Of course, skiing the hardest and steepest things out there will never look pretty, but skiing classical lines by the high standards of the skiers of today – should, look amazing – if the timing of the right skiers are at the right place at the right time in the right conditions. It’s just a personal opinion, but I think the ethics of skiing need to catch up with those of climbing to preserve some of the esthetics mountain skiing really deserve to have. But behold: don’t be afraid of going out there and try! With trying comes defeats, but it’s the only way of reaching for our dreams!
So this is all that went through my head on the higher slopes of Artesonraju, one of the most beautiful ski mountains I have ever seen. I knew I would reach the summit in an hour or two, but I also know I would only sideslip the upper 400 meters with an ice axe. It would be a kind of mountaineering micro success, by reaching the summit and then get back down alive. Down climbing was, at least for my ability, a no-go with the soft unreliable sugar snow below the ice topped surface. It would have been a nightmare. But with skis on, it felt ok, but it was for sure not pretty.
If I have a dream line in climbing that I really dreamt to do free, and if I was almost at the top before the crux pitches and it started raining. Then I wouldn’t try to go up there by any means. I would be there for the experience of climbing those pitches, not for getting to the summit. I would smile with the wind and rain in my face with equal joy and disappointment. I would just turn around and if the dream was strong enough, then I would come back one day. But I would definitely take a defeat for a defeat, knowing that it’s part of life and the only ingredient in life that creates the room for the sweetness of success.
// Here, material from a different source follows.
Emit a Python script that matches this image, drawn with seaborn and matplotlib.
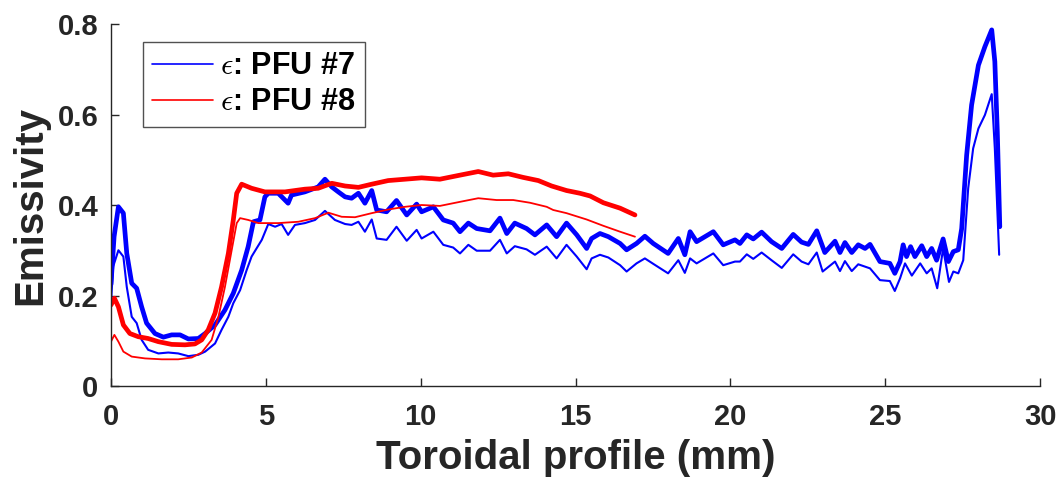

I made a platform, clicked in to my skis and effectively lost vertical meters quickly making a turn here, a turn there. Side slipped where I felt like I had to.
I got down to Bjarne, Estalin and Pablo – We high-fived and returned back down to camp.
There was not much to be said. Everyone there knew the ways of the mountains and topics was already on the next one to be tried, the food, the drinks and the friends down in town.